New Study Will Characterize Microstructure of Ceramics Suitable for Solid-State Lithium Batteries
New electric cars in all shapes and sizes are coming to a dealer near you. Automakers plan to introduce almost 100 pure electric models by the end of 2024, according to recent coverage by Consumer Reports magazine. Eleven auto manufacturers including Ford and GM have pledged to work toward all sales of new cars and vans being zero emissions by 2040.
To fulfill this ambition, automakers must overcome their battery problem. The electric vehicle’s standard lithium ion battery takes too long to charge while on the road. It also contains a flammable liquid, posing a hazard for drivers, passengers and emergency responders if the battery is damaged during an accident.
Ian Brummel, a Ph.D. student at the University of Virginia School of Engineering and Applied Science, is studying materials that will make the lithium battery safer and allow it to charge faster. Brummel is a member of the multifunctional thin film research group led by Jon Ihlefeld, associate professor of materials science and engineering and electrical and computer engineering.
The conventional lithium ion battery relies on a liquid electrolyte to conduct a charge. The liquid electrolyte is contained in a porous, polymer membrane that separates the battery’s negative side, or anode, and positive side, the cathode.
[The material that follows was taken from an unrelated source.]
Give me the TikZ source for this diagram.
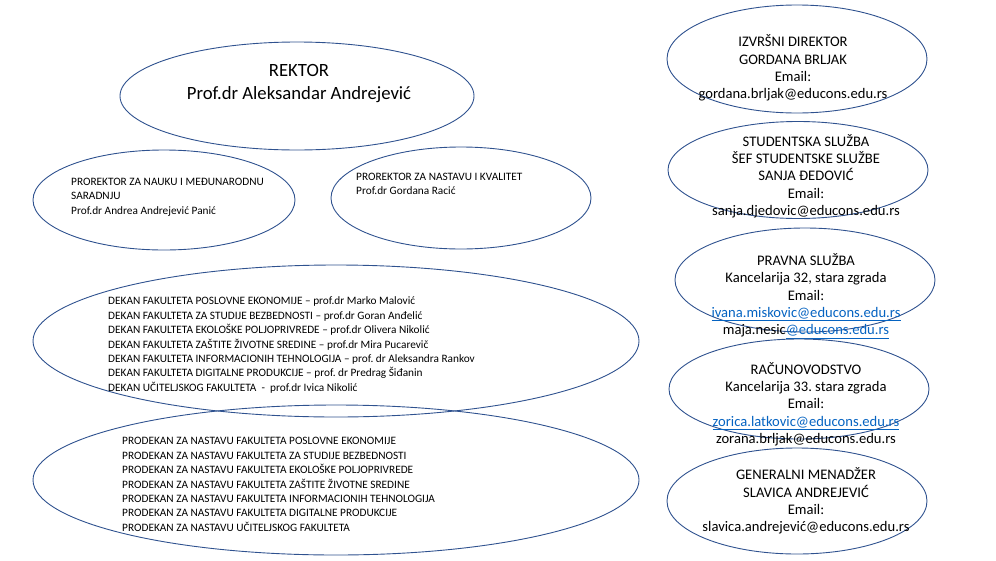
\documentclass[tikz,border=0pt]{standalone}
\usepackage{fontspec}
\setmainfont{Carlito}
\usepackage{xcolor}
\usepackage{tikz}
\usetikzlibrary{shapes.geometric, positioning}
\definecolor{ovalblue}{HTML}{2F528F}
\definecolor{linkblue}{HTML}{0563C1}
\tikzstyle{oval} = [ellipse, draw=ovalblue, line width=0.9, inner sep=0pt]
\tikzstyle{bigtxt} = [inner sep=0pt, align=center, font=\fontsize{18.7}{23}\selectfont]
\tikzstyle{midtxt} = [inner sep=0pt, align=center, font=\fontsize{14.6}{17.3}\selectfont]
\tikzstyle{smalltxt} = [inner sep=0pt, align=left, anchor=west, font=\fontsize{11.3}{14.4}\selectfont]
\newcommand{\veza}[1]{{\color{linkblue}\underline{#1}}}
\frenchspacing

\begin{document}
\begin{tikzpicture}[x=1pt, y=-1pt]
    \useasboundingbox (0,0) rectangle (996,560);

    % Rukovodstvo
    \node[oval, minimum width=354, minimum height=108] (rektor) at (297,96) {};
    \node[bigtxt] (rektorTxt) at (299,84) {REKTOR\\Prof.dr Aleksandar Andrejević};

    \node[oval, minimum width=262, minimum height=100] (prorNauka) at (164,200) {};
    \node[smalltxt] (prorNaukaTxt) at (71,197) {PROREKTOR ZA NAUKU I MEĐUNARODNU\\SARADNJU\\Prof.dr Andrea Andrejević Panić};

    \node[oval, minimum width=260, minimum height=102] (prorNastava) at (461,198) {};
    \node[smalltxt] (prorNastavaTxt) at (356,184) {PROREKTOR ZA NASTAVU I KVALITET\\Prof.dr Gordana Racić};

    % Dekani i prodekani
    \node[oval, minimum width=606, minimum height=152] (dekani) at (336,341) {};
    \node[smalltxt] (dekaniTxt) at (108,345) {DEKAN FAKULTETA POSLOVNE EKONOMIJE – prof.dr Marko Malović\\
        DEKAN FAKULTETA ZA STUDIJE BEZBEDNOSTI – prof.dr Goran Anđelić\\
        DEKAN FAKULTETA EKOLOŠKE POLJOPRIVREDE – prof.dr Olivera Nikolić\\
        DEKAN FAKULTETA ZAŠTITE ŽIVOTNE SREDINE – prof.dr Mira Pucarevič\\
        DEKAN FAKULTETA INFORMACIONIH TEHNOLOGIJA – prof. dr Aleksandra Rankov\\
        DEKAN FAKULTETA DIGITALNE PRODUKCIJE – prof. dr Predrag Šiđanin\\
        DEKAN UČITELJSKOG FAKULTETA \ - \ prof.dr Ivica Nikolić};

    \node[oval, minimum width=606, minimum height=150] (prodekani) at (336,480) {};
    \node[smalltxt] (prodekaniTxt) at (122,484.5) {PRODEKAN ZA NASTAVU FAKULTETA POSLOVNE EKONOMIJE\\
        PRODEKAN ZA NASTAVU FAKULTETA ZA STUDIJE BEZBEDNOSTI\\
        PRODEKAN ZA NASTAVU FAKULTETA EKOLOŠKE POLJOPRIVREDE\\
        PRODEKAN ZA NASTAVU FAKULTETA ZAŠTITE ŽIVOTNE SREDINE\\
        PRODEKAN ZA NASTAVU FAKULTETA INFORMACIONIH TEHNOLOGIJA\\
        PRODEKAN ZA NASTAVU FAKULTETA DIGITALNE PRODUKCIJE\\
        PRODEKAN ZA NASTAVU UČITELJSKOG FAKULTETA};

    % Sluzbe (desna kolona)
    \node[oval, minimum width=260, minimum height=108] (izvrsni) at (797,59) {};
    \node[midtxt] (izvrsniTxt) at (793,68) {IZVRŠNI DIREKTOR\\GORDANA BRLJAK\\Email:\\gordana.brljak@educons.edu.rs};

    \node[oval, minimum width=260, minimum height=97] (studSluzba) at (798,170) {};
    \node[midtxt] (studSluzbaTxt) at (806,176) {STUDENTSKA SLUŽBA\\ŠEF STUDENTSKE SLUŽBE\\SANJA ĐEDOVIĆ\\Email:\\sanja.djedovic@educons.edu.rs};

    \node[oval, minimum width=260, minimum height=104] (pravna) at (805,280) {};
    \node[midtxt] (pravnaTxt) at (806,296) {PRAVNA SLUŽBA\\Kancelarija 32, stara zgrada\\Email:\\\veza{ivana.miskovic@educons.edu.rs}\\maja.nesic\veza{@educons.edu.rs}};

    \node[oval, minimum width=260, minimum height=100] (racun) at (799,389) {};
    \node[midtxt] (racunTxt) at (806,404) {RAČUNOVODSTVO\\Kancelarija 33. stara zgrada\\Email:\\\veza{zorica.latkovic@educons.edu.rs}\\zorana.brljak@educons.edu.rs};

    \node[oval, minimum width=260, minimum height=106] (genMen) at (797,501) {};
    \node[midtxt] (genMenTxt) at (806,501) {GENERALNI MENADŽER\\SLAVICA ANDREJEVIĆ\\Email:\\slavica.andrejević@educons.edu.rs};
\end{tikzpicture}
\end{document}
Ions travel within the liquid through the membrane to discharge the battery and allow electric current to flow to the motor. When the car is plugged in, the system cycles the ions back to their starting place.
Ihlefeld and Brummel propose replacing the flammable liquid with ion-conducting ceramics. Whereas industry has begun to invest in the development of ceramic batteries, they approach the challenge through fundamental research into ceramics’ structure and properties at the atomic level. Brummel is studying how the orientations between two crystals affect conduction. A grant from the National Science Foundation’s division of chemical, bioengineering, environmental and transport systems supports Brummel’s research.
“This is the type of opportunity I’ve been searching for since high school,” Brummel said. “I’ve always been on board with green energy and believed that a great battery would be our next advancement.”
Brummel and Ihlefeld connected at the Sandia National Laboratories. Ihlefeld joined Sandia in 2008; his principal research interests involved functional materials, including those for infrared filters and novel computer memories, as well as thin films to improve lithium ion, low-profile batteries. Brummel participated in a cooperative research program at Sandia while completing his Bachelor of Science degree in materials science and engineering at the Colorado School of Mines.
“Jon’s research was exactly what I wanted to do,” Brummel said. “I wanted my research to have the potential to help the human race.”
A coincidence of timing and opportunity led Ihlefeld to UVA Engineering in August 2017, just as Brummel was networking for graduate schools. Brummel began his Ph.D. studies as a member of Ihlefeld’s group in June 2018.
Brummel’s strong background in materials characterization promises to accelerate new and experimental techniques in lithium battery research. “Ian has been working on the battery problem from my start-up funding,” Ihlefeld said. “With the infusion of the NSF grant, he can really dive in.”
Brummel’s study of ceramics’ structure is targeted toward applications in transportation, one of the biggest bottlenecks in transforming the global economy. But Brummel and Ihlefeld agree that the applications of a solid-state battery have broader potential.
“Anything we can do to make a battery better and safer is a big deal,” Ihlefeld said. “A breakthrough battery could go anywhere from handheld devices to grid storage.”